I think there’s a difference between trying to prevent untrusted code from escaping a sandbox, and trying to prevent it from locking up the CPU.

Lua is commonly used for scripting games. If I load an untrusted script into the game I’m playing and it can access all of my files, it’s potentially catastrophic. OTOH if the worst an untrusted script can do is use 100% CPU (and cause the game I’m playing to lock up so I need to restart), it’s a minor annoyance.

AFAIK in the absence of bugs (and regular Lua is pretty close to that [0]), Lua’s sandboxing features are sufficient to protect against the former but not the latter. Am I right to think that’s often good enough? It seems a huge improvement over embedding, say, Python - I wonder how it compares to a embedding a JavaScript engine like V8?
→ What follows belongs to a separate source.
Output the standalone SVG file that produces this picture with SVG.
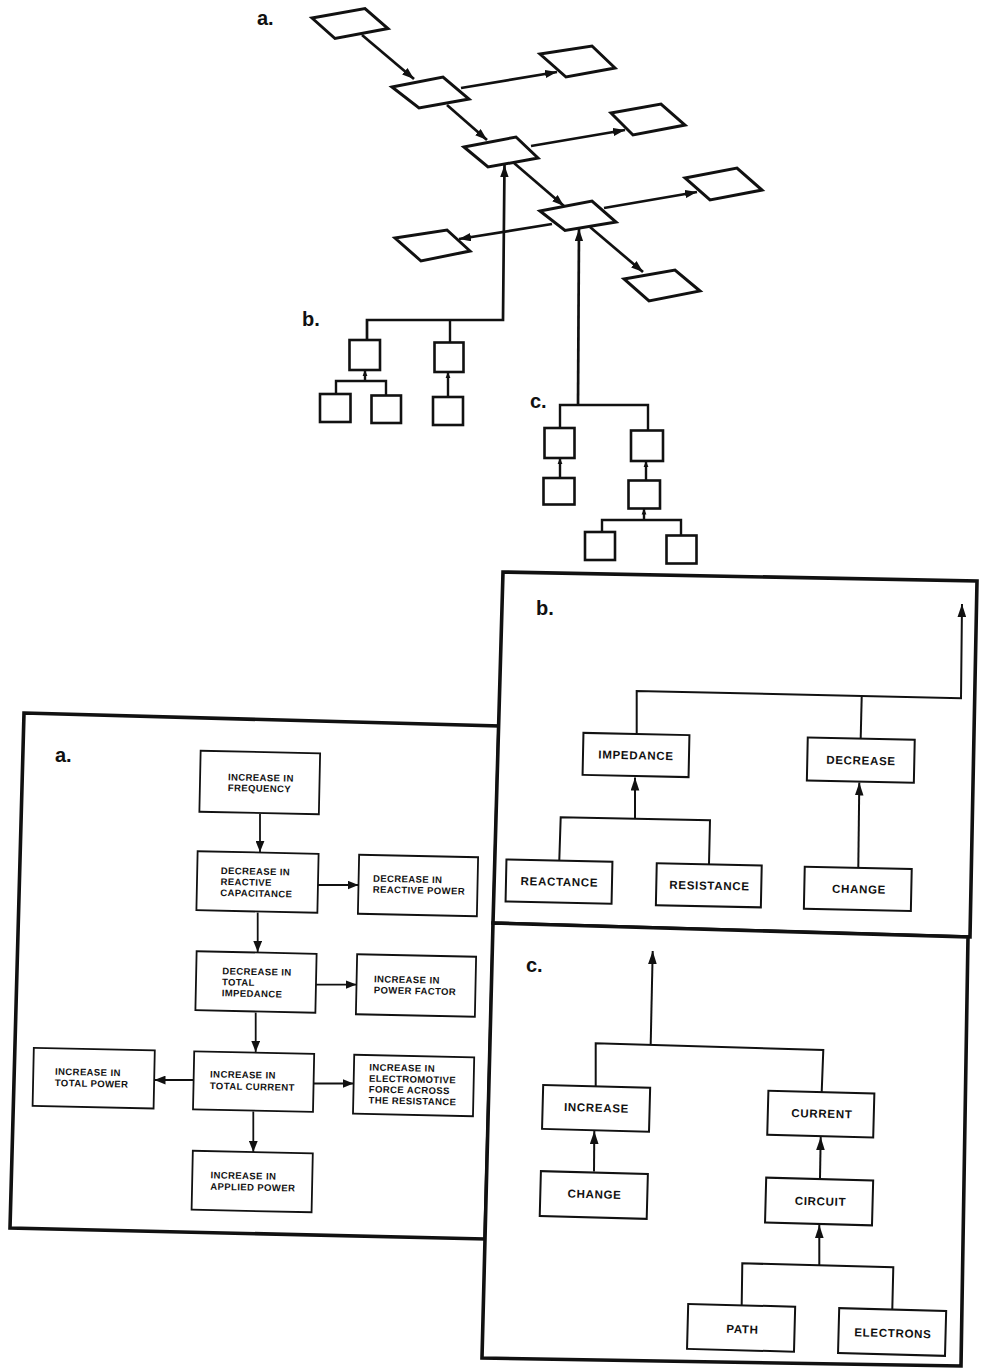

[0] https://www.lua.org/bugs.html


A small history of LuaJIT sandbox escapes:

- 5.2, 2016: https://apocrypha.numin.it/talks/lua_bytecode_exploitation.p... (9MB PDF)

- 5.2, 2016: https://github.com/erezto/lua-sandbox-escape

- 5.1, 2015: https://www.corsix.org/content/malicious-luajit-bytecode (warning: dense)

There's a "luarop" link (boop.i0i0.me/blog.lua/luarop) referenced in the PDF, but the link sadly seems to have died (IA never crawled the domain).


The first two of those seem to be for regular Lua, not LuaJIT.

Do any of them work without needing to load arbitrary bytecode, which is known to be insecure?


Oh duh, facepalm. The significance of that tidbit was completely lost on my remembering...

And presumably not.


You can see this technique being used in TCCBOOT, using tcc as a boot loader to compile A Linux kernel into memory and then run it in a handful of seconds.

https://bellard.org/tcc/tccboot.html


Yeah well, modern Linux cannot be compiled in 15 seconds. The link is from 2004. OTOH, I wonder how quickly modern Ryzen would be able to boot 2004 kernel from the source.


The Threadripper 3970x can compile the 5.x kernel in ~24 seconds. That's not too shabby. https://www.phoronix.com/scan.php?page=article&item=amd-linu...


Kernel compile time has apparently stayed pretty static over the years (or at least tracked with perf improvements). That being said, I think that takes into account SMP which probably wouldn't be easily accessible to tccboot.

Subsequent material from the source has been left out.